Cette obligation se traduit par la mise en place de procédures d’alerte, de formations des managers, et d’enquêtes internes en cas de signalement. L’employeur qui manque à cette obligation peut être condamné, même s’il n’est pas l’auteur direct du harcèlement.
La jurisprudence a renforcé cette responsabilité en considérant que l’employeur manque à son obligation de sécurité de résultat en matière de protection de la santé et de la sécurité des travailleurs dès lors qu’un salarié est victime sur le lieu de travail d’agissements de harcèlement moral, quand bien même il aurait pris des mesures pour faire cesser ces agissements.
Les sanctions encourues
Le harcèlement moral au travail est sévèrement sanctionné, tant sur le plan civil que pénal.

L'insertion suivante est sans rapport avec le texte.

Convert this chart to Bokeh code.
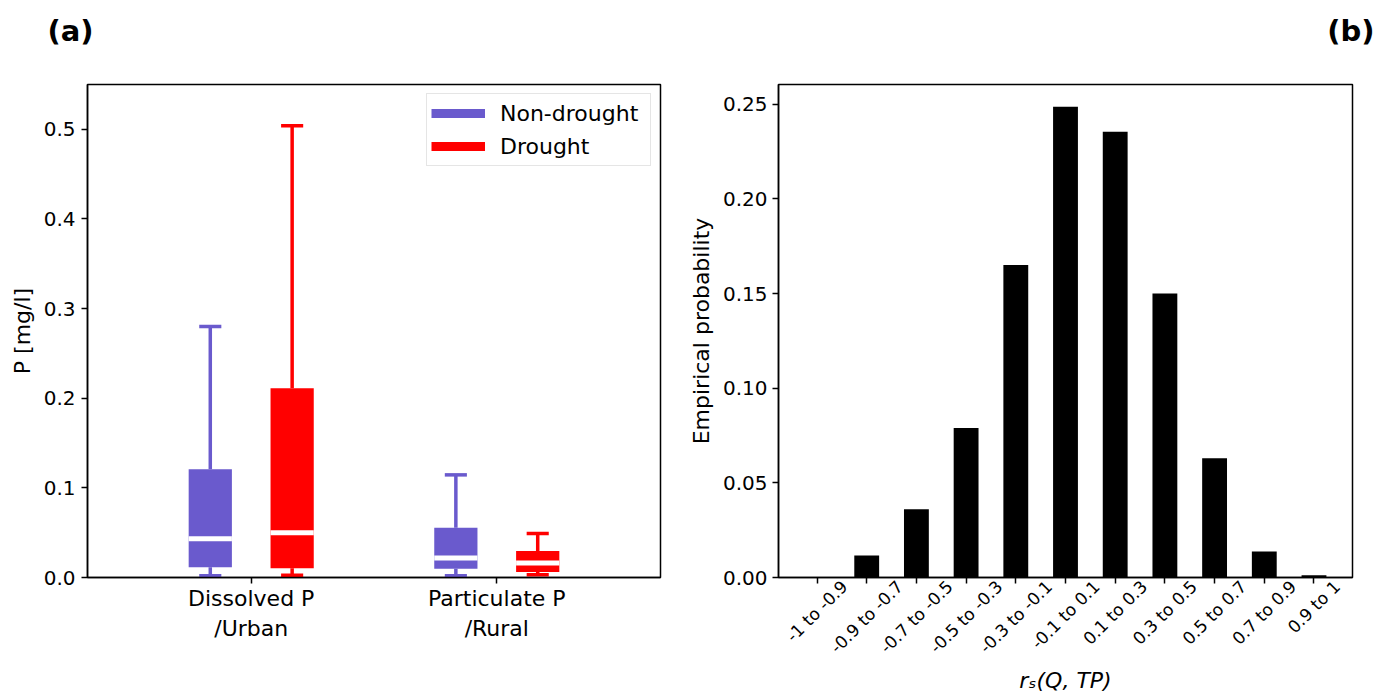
import math
import numpy as np
from bokeh.plotting import figure
from bokeh.layouts import row
from bokeh.models import (Range1d, FixedTicker, SingleIntervalTicker,
                          NumeralTickFormatter, Legend, LegendItem, Title, ColumnDataSource,
                          LinearAxis)
from bokeh.embed import file_html
from bokeh.resources import INLINE

# ---------------- data ----------------
categories = ["Dissolved P\n/Urban", "Particulate P\n/Rural"]
groups = ["Non-drought", "Drought"]
group_colors = ["#6a5acd", "#ff0000"]

nd_lower = [0.002, 0.002]
nd_q1 = [0.0115, 0.0097]
nd_median = [0.0433, 0.0217]
nd_q3 = [0.1207, 0.0554]
nd_upper = [0.280, 0.1145]

dr_lower = [0.0026, 0.003]
dr_q1 = [0.0104, 0.006]
dr_median = [0.0498, 0.0162]
dr_q3 = [0.211, 0.0297]
dr_upper = [0.504, 0.049]

bins = ["-1 to -0.9", "-0.9 to -0.7", "-0.7 to -0.5", "-0.5 to -0.3", "-0.3 to -0.1",
        "-0.1 to 0.1", "0.1 to 0.3", "0.3 to 0.5", "0.5 to 0.7", "0.7 to 0.9", "0.9 to 1"]
probability = [0.0, 0.0116, 0.036, 0.079, 0.165, 0.2486, 0.2354, 0.150, 0.063, 0.0137, 0.0012]

FONT = "DejaVu Sans"


def style_axes(p):
    for ax in (p.xaxis + p.yaxis):
        ax.axis_line_width = 1.5
        ax.major_tick_line_width = 1.5
        ax.major_tick_out = 6
        ax.major_tick_in = 0
        ax.minor_tick_line_color = None
        ax.major_label_text_font = FONT
        ax.major_label_text_color = "black"
        ax.axis_label_text_font = FONT
        ax.axis_label_text_font_style = "normal"
        ax.axis_label_text_color = "black"
    p.xgrid.grid_line_color = None
    p.ygrid.grid_line_color = None
    p.outline_line_color = "black"
    p.outline_line_width = 1.5
    p.outline_line_alpha = 1.0


def add_panel_tag(p, text, align, offset):
    # spacer between the frame and the panel tag
    p.add_layout(Title(text=" ", text_font_size="10px", standoff=24), "above")
    p.add_layout(Title(text=text, text_font=FONT, text_font_size="29px",
                       text_font_style="bold", text_color="black", align=align,
                       offset=offset, standoff=0, vertical_align="bottom"), "above")


# ---------------- panel (a) ----------------
p1 = figure(width=685, height=698, x_range=Range1d(1 / 3, 8 / 3), y_range=Range1d(0, 0.55),
            output_backend="svg", toolbar_location=None,
            min_border_left=87, min_border_right=25, min_border_top=84, min_border_bottom=121)

box_w = 0.176
cap_w = 0.09
offsets = [-1 / 6, 1 / 6]
stats = [
    (nd_lower, nd_q1, nd_median, nd_q3, nd_upper),
    (dr_lower, dr_q1, dr_median, dr_q3, dr_upper),
]
legend_items = []
for gi, (lo, q1, med, q3, up) in enumerate(stats):
    col = group_colors[gi]
    xs = [i + 1 + offsets[gi] for i in range(len(categories))]
    src = ColumnDataSource(dict(
        x=xs, lo=lo, q1=q1, med=med, q3=q3, up=up,
        cl=[x - cap_w / 2 for x in xs], cr=[x + cap_w / 2 for x in xs],
        bl=[x - box_w / 2 for x in xs], br=[x + box_w / 2 for x in xs],
    ))
    p1.segment(x0="x", y0="q3", x1="x", y1="up", source=src, line_color=col, line_width=3.5)
    p1.segment(x0="x", y0="q1", x1="x", y1="lo", source=src, line_color=col, line_width=3.5)
    p1.segment(x0="cl", y0="up", x1="cr", y1="up", source=src, line_color=col, line_width=3.5)
    p1.segment(x0="cl", y0="lo", x1="cr", y1="lo", source=src, line_color=col, line_width=3.5)
    p1.vbar(x="x", width=box_w, bottom="q1", top="q3", source=src,
            fill_color=col, line_color=None)
    p1.segment(x0="bl", y0="med", x1="br", y1="med", source=src, line_color="white", line_width=5)
    # legend handle only (no visible data)
    handle = p1.line(x=np.array([np.nan]), y=np.array([np.nan]), line_color=col, line_width=9)
    legend_items.append(LegendItem(label=groups[gi], renderers=[handle]))

legend = Legend(items=legend_items, location="top_right", margin=9,
                glyph_width=54, glyph_height=20, label_height=30, label_width=146,
                spacing=3, padding=4,
                label_standoff=15, label_text_font=FONT, label_text_font_size="22px",
                label_text_color="black",
                border_line_color="#cccccc", border_line_width=1,
                background_fill_alpha=0.8)
p1.add_layout(legend)

p1.xaxis.ticker = FixedTicker(ticks=[i + 1 for i in range(len(categories))])
p1.xaxis.major_label_overrides = {i + 1: c for i, c in enumerate(categories)}
p1.xaxis.major_label_text_font_size = "22px"
p1.xaxis.major_label_standoff = 2
p1.yaxis.ticker = SingleIntervalTicker(interval=0.1)
p1.yaxis.formatter = NumeralTickFormatter(format="0.0")
p1.yaxis.major_label_text_font_size = "20px"
p1.yaxis.major_label_standoff = 6
p1.yaxis.axis_label = "P [mg/l]"
p1.yaxis.axis_label_text_font_size = "22px"
p1.yaxis.axis_label_standoff = 6
style_axes(p1)
add_panel_tag(p1, "(a)", "left", -40)

# ---------------- panel (b) ----------------
W2, MB_L2, MB_R2 = 692, 91, 25
PAD = 0.775
idx = list(range(len(bins)))
p2 = figure(width=W2, height=698,
            x_range=Range1d(-PAD, len(bins) - 1 + PAD),
            y_range=Range1d(0, 0.2604),
            output_backend="svg", toolbar_location=None,
            min_border_left=MB_L2, min_border_right=MB_R2, min_border_top=84, min_border_bottom=121)
p2.vbar(x=idx, top=probability, width=0.5, fill_color="black", line_color=None)

# the first x axis only draws the tick marks
main_x = p2.xaxis[0]
main_x.ticker = FixedTicker(ticks=idx)
main_x.major_label_overrides = {i: "" for i in idx}
main_x.major_label_text_font_size = "0px"
main_x.major_label_standoff = 0

# rotated labels, centred on their tick like matplotlib's rotation=45
LAB_FS = 17
ADV = {"-": 0.361, ".": 0.318, " ": 0.318, "t": 0.392, "o": 0.612}
px_per_unit = (W2 - MB_L2 - MB_R2) / (len(bins) - 1 + 2 * PAD)
lab_pos = []
for i, b in enumerate(bins):
    w_px = sum(ADV.get(ch, 0.636) for ch in b) * LAB_FS
    lab_pos.append(round(i + 0.354 * w_px / px_per_unit, 4))
lab_axis = LinearAxis(ticker=FixedTicker(ticks=lab_pos),
                      major_label_overrides={pos: b for pos, b in zip(lab_pos, bins)})
p2.add_layout(lab_axis, "below")

style_axes(p2)
lab_axis.axis_line_color = None
lab_axis.major_tick_line_color = None
lab_axis.major_tick_out = 0
lab_axis.major_label_orientation = math.pi / 4
lab_axis.major_label_text_font_size = "%dpx" % LAB_FS
lab_axis.major_label_standoff = 0
lab_axis.axis_label = "rₛ(Q, TP)"
lab_axis.axis_label_text_font_size = "22px"
lab_axis.axis_label_standoff = 1
lab_axis.axis_label_text_font_style = "italic"

p2.yaxis.ticker = SingleIntervalTicker(interval=0.05)
p2.yaxis.formatter = NumeralTickFormatter(format="0.00")
p2.yaxis.major_label_text_font_size = "20px"
p2.yaxis.major_label_standoff = 5
p2.yaxis.axis_label = "Empirical probability"
p2.yaxis.axis_label_text_font_size = "22px"
p2.yaxis.axis_label_standoff = 6
add_panel_tag(p2, "(b)", "right", -22)

layout = row(p1, p2)
open("out.html", "w").write(file_html(layout, INLINE))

Sur le plan civil, la victime peut obtenir la nullité de son licenciement s’il fait suite à une situation de harcèlement, ainsi que des dommages et intérêts pour le préjudice subi.

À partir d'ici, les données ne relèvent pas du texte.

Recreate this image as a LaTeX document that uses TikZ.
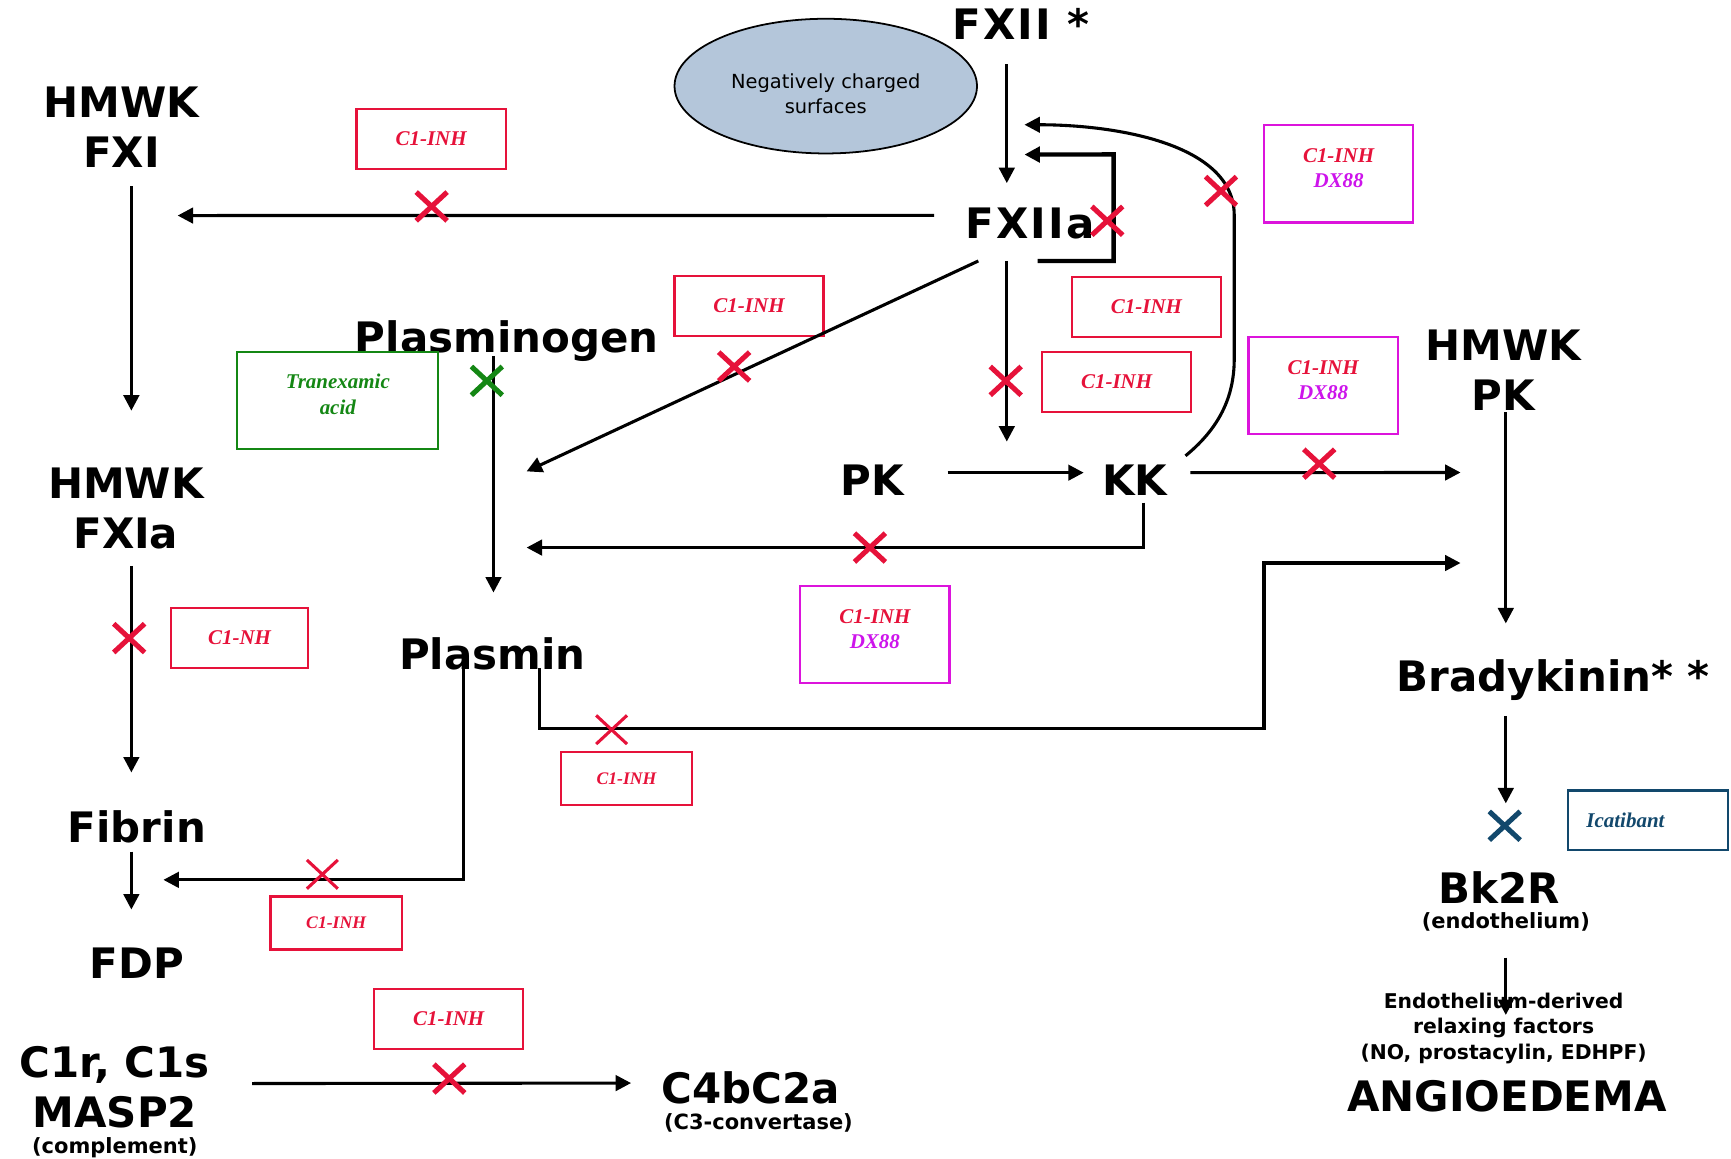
\documentclass[tikz,border=0pt]{standalone}
\usepackage{fontspec}
\newfontfamily\lblfam{DejaVu Sans}
\newfontfamily\drugfam{Liberation Serif}
\usetikzlibrary{arrows.meta,shapes.geometric}

\newcommand\lblfont{\lblfam\bfseries\fontsize{19}{23}\selectfont}
\newcommand\subfont{\lblfam\bfseries\fontsize{9.5}{11}\selectfont}
\newcommand\drugfont{\drugfam\bfseries\itshape\fontsize{9.5}{11.5}\selectfont}

\begin{document}
\begin{tikzpicture}[x=0.5pt, y=-0.5pt, >={Triangle[length=7pt,width=7pt]},
    lbl/.style={font=\lblfont, inner sep=0pt, text depth=0pt, align=center},
    spaced/.style={font=\lblfont\addfontfeature{LetterSpace=5}},
    sub/.style={font=\subfont, inner sep=0pt, text depth=0pt},
    drug/.style={draw=inhred, line width=1pt, text=inhred, font=\drugfont,
      align=center, minimum width=67.5pt, minimum height=27pt},
    dxbox/.style={draw=dxmag, minimum height=44pt, text depth=5pt},
    smalldrug/.style={minimum width=59.5pt, minimum height=24pt,
      font=\drugfam\bfseries\itshape\fontsize{8}{10}\selectfont},
    flow/.style={->, line width=1.4pt},
    stopx/.pic={\draw[pic actions] (-14,-13) -- (14,13) (-14,13) -- (14,-13);},
    redx/.style={draw=inhred, line width=2.3pt},
    thinx/.style={draw=inhred, line width=1.4pt}]
    \definecolor{inhred}{RGB}{230,18,58}
    \definecolor{dxmag}{RGB}{220,20,220}
    \definecolor{dxtext}{RGB}{205,20,235}
    \definecolor{tagreen}{RGB}{20,135,20}
    \definecolor{icablue}{RGB}{18,72,108}
    \definecolor{surfblue}{RGB}{180,198,218}

    \useasboundingbox (0,0) rectangle (1568,1049);

    % contact system
    \node[draw, ellipse, fill=surfblue, line width=0.8pt, minimum width=137pt,
      minimum height=61pt, inner sep=0pt, align=center, text height=24.5pt,
      font=\lblfam\fontsize{8.8}{11}\selectfont] (surfaces) at (748,78)
      {Negatively charged\\surfaces};
    \node[lbl, spaced, anchor=base] (fxii) at (925,36) {FXII *};
    \node[lbl, spaced, anchor=base] (fxiia) at (933,216) {FXIIa};
    \node[lbl, anchor=base] (pk) at (790,449) {PK};
    \node[lbl, anchor=base] (kk) at (1028,449) {KK};
    \node[lbl, anchor=north] (hmwkpk) at (1362,298) {HMWK\\PK};
    \node[lbl, anchor=base] (brady) at (1407,626) {Bradykinin* *};
    \node[lbl, anchor=base] (bk2r) at (1358,818) {Bk2R};
    \node[sub, anchor=base] (endoth) at (1364,841) {(endothelium)};
    \node[anchor=north, inner sep=0pt, align=center,
      font=\lblfam\bfseries\fontsize{9.2}{11.5}\selectfont] (edrf) at (1362,899)
      {Endothelium-derived\\relaxing factors\\(NO, prostacylin, EDHPF)};
    \node[lbl, anchor=base] (angio) at (1365,1007) {ANGIOEDEMA};

    % coagulation and fibrinolysis
    \node[lbl, anchor=north] (hmwkfxi) at (110,78) {HMWK\\FXI};
    \node[lbl, anchor=north] (hmwkfxia) at (114,423) {HMWK\\FXIa};
    \node[lbl, anchor=base] (fibrin) at (124,763) {Fibrin};
    \node[lbl, anchor=base] (fdp) at (124,886) {FDP};
    \node[lbl, anchor=base] (plasminogen) at (459,319) {Plasminogen};
    \node[lbl, anchor=base] (plasmin) at (446,606) {Plasmin};

    % complement
    \node[lbl, anchor=north] (c1rs) at (104,947) {C1r, C1s\\MASP2};
    \node[sub, anchor=base] (complement) at (104,1045) {(complement)};
    \node[lbl, anchor=base] (c4bc2a) at (680,1000) {C4bC2a};
    \node[sub, anchor=base] (c3conv) at (687,1023) {(C3-convertase)};

    % inhibitors
    \node[drug] (inhfxi) at (390.5,126) {C1-INH};
    \node[drug] (inhplg) at (678.5,277) {C1-INH};
    \node[drug] (inhfb) at (1038.5,278) {C1-INH};
    \node[drug] (inhpk) at (1011.5,346) {C1-INH};
    \node[drug, dxbox] (dxfb) at (1212.5,157.5) {C1-INH\\\textcolor{dxtext}{DX88}};
    \node[drug, dxbox] (dxbk) at (1198.5,349) {C1-INH\\\textcolor{dxtext}{DX88}};
    \node[drug, dxbox] (dxplm) at (792.5,575) {C1-INH\\\textcolor{dxtext}{DX88}};
    \node[drug, draw=tagreen, text=tagreen, minimum width=91pt, minimum height=44pt,
      text depth=6pt] (tranex) at (306,363) {Tranexamic\\acid};
    \node[drug, minimum width=62pt] (inhfxia) at (217,578) {C1-NH};
    \node[drug, smalldrug] (inhbk) at (567.5,705) {C1-INH};
    \node[drug, smalldrug] (inhfdp) at (304.5,836) {C1-INH};
    \node[drug] (inhc4) at (406.5,923) {C1-INH};
    \node[drug, draw=icablue, text=icablue, minimum width=72.5pt, text width=55.5pt,
      align=left] (icatibant) at (1492.5,743) {Icatibant};

    % points on other arrows
    \coordinate (fxiiconv) at (912,140);
    \coordinate (fxiiconv2) at (912,113);
    \coordinate (kkconv) at (912,428);
    \coordinate (plgconv) at (447,427);
    \coordinate (plgconv2) at (447,496);
    \coordinate (bkconv) at (1364,428);
    \coordinate (bkconv2) at (1364,510);
    \coordinate (fdpconv) at (119,797);
    \coordinate (plmbend) at (1145,660);

    % activation of FXII and feedback
    \draw[flow] ([yshift=-11pt]fxii.south -| fxiiconv) -- ([yshift=11pt]fxiia.north -| fxiiconv);
    \draw[flow, line width=2pt] ([xshift=3.5pt,yshift=-10pt]fxiia.south)
      -| ([xshift=8.5pt,yshift=24pt]fxiia.north east) -- ([xshift=8pt]fxiiconv);
    \draw[flow] ([xshift=8pt,yshift=4pt]kk.north east) .. controls (1108,385) and (1118,355) .. (1118,325)
      -- (1118,195) .. controls (1118,130) and (1010,113) .. ([xshift=8pt]fxiiconv2);

    % FXIIa targets
    \draw[flow] ([xshift=-14pt,yshift=3.5pt]fxiia.west) -- ([xshift=-10pt,yshift=-40pt]hmwkfxi.east);
    \draw[flow] ([xshift=6pt,yshift=-10pt]fxiia.south west) -- ([xshift=15pt]plgconv);
    \draw[flow] ([yshift=-10pt]fxiia.south -| kkconv) -- ([yshift=14pt]kkconv);

    % kallikrein
    \draw[flow] ([xshift=19.7pt,yshift=3.5pt]pk.east) -- ([xshift=-8.25pt,yshift=3.5pt]kk.west);
    \draw[flow] ([xshift=10.25pt,yshift=3.5pt]kk.east) -- ([xshift=-20.5pt]bkconv);
    \draw[flow] ([xshift=4pt,yshift=-3pt]kk.south) |- ([xshift=15pt]plgconv2);

    % plasmin
    \draw[flow] ([xshift=-6pt,yshift=-1.5pt]plasminogen.south) -- ([xshift=0.5pt,yshift=20pt]plasmin.north);
    \draw[flow] ([xshift=-13pt,yshift=0.5pt]plasmin.south) |- ([xshift=14.5pt]fdpconv);
    \draw[flow] ([xshift=21.5pt,yshift=0.5pt]plasmin.south) |- (plmbend) |- ([xshift=-20.5pt]bkconv2);

    % left column
    \draw[flow] ([xshift=4.5pt,yshift=-8pt]hmwkfxi.south) -- ([xshift=2.5pt,yshift=25.5pt]hmwkfxia.north);
    \draw[flow] ([xshift=2.5pt,yshift=-7.5pt]hmwkfxia.south) -- ([xshift=-2.5pt,yshift=17pt]fibrin.north);
    \draw[flow] ([xshift=-2.5pt,yshift=-4pt]fibrin.south) -- ([xshift=-2.5pt,yshift=17pt]fdp.north);

    % bradykinin
    \draw[flow] ([xshift=1pt,yshift=-0.5pt]hmwkpk.south) -- ([xshift=-21.5pt,yshift=16pt]brady.north);
    \draw[flow] ([xshift=-21.5pt,yshift=-11pt]brady.south) -- ([xshift=3pt,yshift=30.5pt]bk2r.north);
    \draw[flow] ([yshift=-13pt]endoth.south) -- ([xshift=-0.5pt,yshift=29.5pt]angio.north);

    % complement
    \draw[flow] ([xshift=19pt,yshift=1.5pt]c1rs.east) -- ([xshift=-13.6pt,yshift=2.25pt]c4bc2a.west);

    % blocks
    \pic[redx] at (391,187) {stopx};
    \pic[redx] at (665,332) {stopx};
    \pic[redx] at (911,345) {stopx};
    \pic[redx] at (1003,200) {stopx};
    \pic[redx] at (1106,173) {stopx};
    \pic[redx] at (1195,420) {stopx};
    \pic[redx] at (788,496) {stopx};
    \pic[redx] at (117,578) {stopx};
    \pic[redx] at (407,977) {stopx};
    \pic[thinx] at (554,661) {stopx};
    \pic[thinx] at (292,792) {stopx};
    \pic[draw=tagreen, line width=2.3pt] at (441,345) {stopx};
    \pic[draw=icablue, line width=2.3pt] at (1363,748) {stopx};
  \end{tikzpicture}
\end{document}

Sur le plan pénal, l’article 222-33-2 du Code pénal punit le harcèlement moral de deux ans d’emprisonnement et de 30 000 euros d’amende. Ces peines peuvent être alourdies en cas de circonstances aggravantes, comme l’abus d’autorité.
Les entreprises ne sont pas à l’abri de sanctions. Elles peuvent être condamnées pour harcèlement moral institutionnel si leurs méthodes de gestion engendrent une dégradation collective des conditions de travail.
La caractérisation du harcèlement moral au travail repose sur des critères légaux précis, interprétés de manière extensive par la jurisprudence pour offrir une protection efficace aux salariés. La répétition des agissements, la dégradation des conditions de travail et l’impact potentiel sur la santé et la carrière sont au cœur de cette qualification juridique. Le régime probatoire aménagé et les obligations de prévention pesant sur l’employeur renforcent ce dispositif de protection. Face à la complexité de ces situations, une analyse fine de chaque cas est nécessaire pour distinguer le harcèlement des simples tensions professionnelles.